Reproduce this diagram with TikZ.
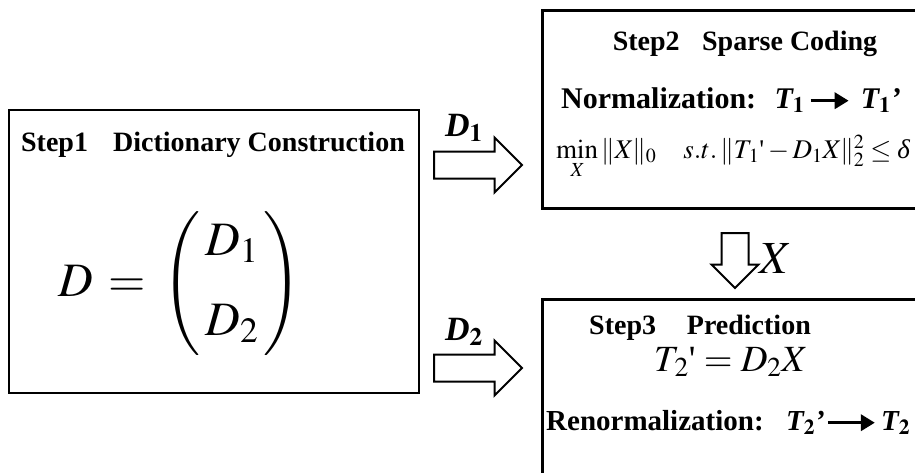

...

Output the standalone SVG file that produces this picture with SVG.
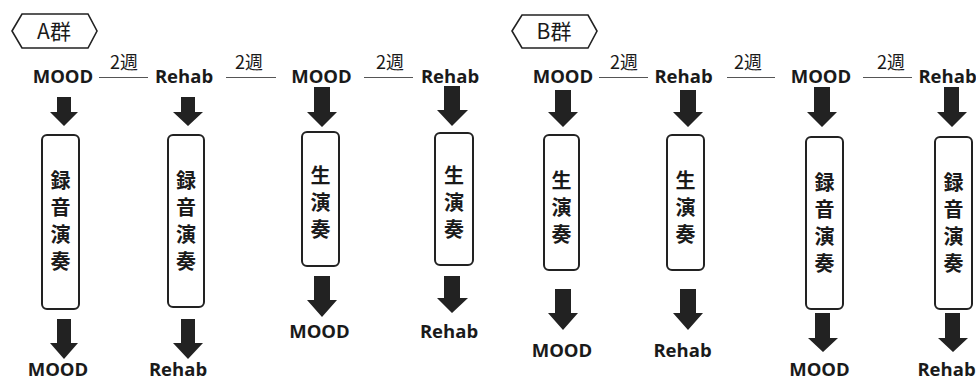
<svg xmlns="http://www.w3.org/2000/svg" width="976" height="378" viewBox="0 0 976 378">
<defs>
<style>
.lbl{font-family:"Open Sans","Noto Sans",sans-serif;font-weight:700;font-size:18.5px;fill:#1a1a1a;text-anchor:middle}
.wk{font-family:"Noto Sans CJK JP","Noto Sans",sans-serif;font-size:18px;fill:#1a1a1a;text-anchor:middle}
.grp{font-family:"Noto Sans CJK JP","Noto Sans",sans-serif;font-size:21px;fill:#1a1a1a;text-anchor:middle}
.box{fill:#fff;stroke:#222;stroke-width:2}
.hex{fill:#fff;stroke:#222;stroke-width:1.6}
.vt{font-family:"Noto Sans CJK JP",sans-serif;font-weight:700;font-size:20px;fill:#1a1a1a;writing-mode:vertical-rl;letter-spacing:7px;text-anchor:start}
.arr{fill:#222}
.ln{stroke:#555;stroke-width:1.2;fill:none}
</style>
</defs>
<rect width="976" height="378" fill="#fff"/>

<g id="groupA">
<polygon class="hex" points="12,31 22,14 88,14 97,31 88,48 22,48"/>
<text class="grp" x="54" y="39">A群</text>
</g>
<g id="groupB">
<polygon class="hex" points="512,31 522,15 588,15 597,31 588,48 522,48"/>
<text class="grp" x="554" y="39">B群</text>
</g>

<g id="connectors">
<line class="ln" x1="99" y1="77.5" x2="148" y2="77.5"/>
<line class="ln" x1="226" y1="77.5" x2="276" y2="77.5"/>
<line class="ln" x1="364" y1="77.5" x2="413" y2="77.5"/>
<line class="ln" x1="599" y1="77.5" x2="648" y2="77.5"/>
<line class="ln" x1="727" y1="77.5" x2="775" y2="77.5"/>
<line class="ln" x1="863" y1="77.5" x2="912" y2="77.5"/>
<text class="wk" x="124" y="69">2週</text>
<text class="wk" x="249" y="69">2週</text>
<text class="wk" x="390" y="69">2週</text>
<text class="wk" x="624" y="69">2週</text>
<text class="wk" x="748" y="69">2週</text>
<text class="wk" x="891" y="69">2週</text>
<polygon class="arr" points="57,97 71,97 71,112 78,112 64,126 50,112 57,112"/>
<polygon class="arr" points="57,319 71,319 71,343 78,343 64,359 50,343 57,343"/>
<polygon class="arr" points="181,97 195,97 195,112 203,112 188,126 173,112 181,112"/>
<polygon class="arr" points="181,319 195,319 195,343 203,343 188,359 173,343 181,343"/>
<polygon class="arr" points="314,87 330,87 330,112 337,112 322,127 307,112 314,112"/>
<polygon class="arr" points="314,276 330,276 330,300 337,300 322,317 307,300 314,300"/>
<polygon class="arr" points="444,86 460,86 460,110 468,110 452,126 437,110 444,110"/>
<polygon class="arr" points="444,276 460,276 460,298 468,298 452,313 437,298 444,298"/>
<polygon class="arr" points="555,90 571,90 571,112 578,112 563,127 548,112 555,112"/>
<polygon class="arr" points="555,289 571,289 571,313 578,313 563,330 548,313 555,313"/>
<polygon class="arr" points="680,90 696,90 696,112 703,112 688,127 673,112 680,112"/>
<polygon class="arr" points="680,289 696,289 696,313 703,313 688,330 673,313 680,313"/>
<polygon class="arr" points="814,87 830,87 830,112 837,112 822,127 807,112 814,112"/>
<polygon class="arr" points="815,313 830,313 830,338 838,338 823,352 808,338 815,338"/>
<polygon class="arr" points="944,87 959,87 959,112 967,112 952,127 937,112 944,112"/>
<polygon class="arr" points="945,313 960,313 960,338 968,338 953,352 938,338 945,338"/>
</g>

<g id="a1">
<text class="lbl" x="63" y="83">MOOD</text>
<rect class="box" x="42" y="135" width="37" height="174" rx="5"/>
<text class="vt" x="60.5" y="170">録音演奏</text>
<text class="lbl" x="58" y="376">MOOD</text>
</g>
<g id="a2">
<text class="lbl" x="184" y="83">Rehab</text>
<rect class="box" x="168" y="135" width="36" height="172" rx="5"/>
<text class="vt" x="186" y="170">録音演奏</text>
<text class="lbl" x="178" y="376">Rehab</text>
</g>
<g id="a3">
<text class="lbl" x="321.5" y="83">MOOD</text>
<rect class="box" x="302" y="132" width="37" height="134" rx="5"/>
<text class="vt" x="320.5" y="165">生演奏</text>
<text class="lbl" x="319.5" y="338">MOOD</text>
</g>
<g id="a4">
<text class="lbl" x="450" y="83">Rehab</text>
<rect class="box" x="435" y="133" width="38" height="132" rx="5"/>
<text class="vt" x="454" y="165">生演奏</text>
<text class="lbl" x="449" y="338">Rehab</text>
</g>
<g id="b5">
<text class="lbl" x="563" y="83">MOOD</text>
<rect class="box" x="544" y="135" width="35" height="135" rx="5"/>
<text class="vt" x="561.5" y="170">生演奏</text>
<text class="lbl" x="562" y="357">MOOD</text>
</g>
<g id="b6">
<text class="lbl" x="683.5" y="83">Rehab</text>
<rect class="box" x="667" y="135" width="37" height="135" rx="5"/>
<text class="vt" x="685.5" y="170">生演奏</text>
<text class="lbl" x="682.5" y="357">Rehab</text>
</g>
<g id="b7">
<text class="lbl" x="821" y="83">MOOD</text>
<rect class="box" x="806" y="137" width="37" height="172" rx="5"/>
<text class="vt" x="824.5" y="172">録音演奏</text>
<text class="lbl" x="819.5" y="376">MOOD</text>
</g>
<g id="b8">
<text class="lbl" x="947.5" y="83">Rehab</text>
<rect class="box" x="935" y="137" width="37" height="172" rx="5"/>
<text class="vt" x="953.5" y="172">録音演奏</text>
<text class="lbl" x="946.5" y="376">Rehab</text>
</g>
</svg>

#### Challenge:
Select every line above that contains the word "with", and copy it.

#### Output of the exercise:
Reproduce this diagram with TikZ.
Output the standalone SVG file that produces this picture with SVG.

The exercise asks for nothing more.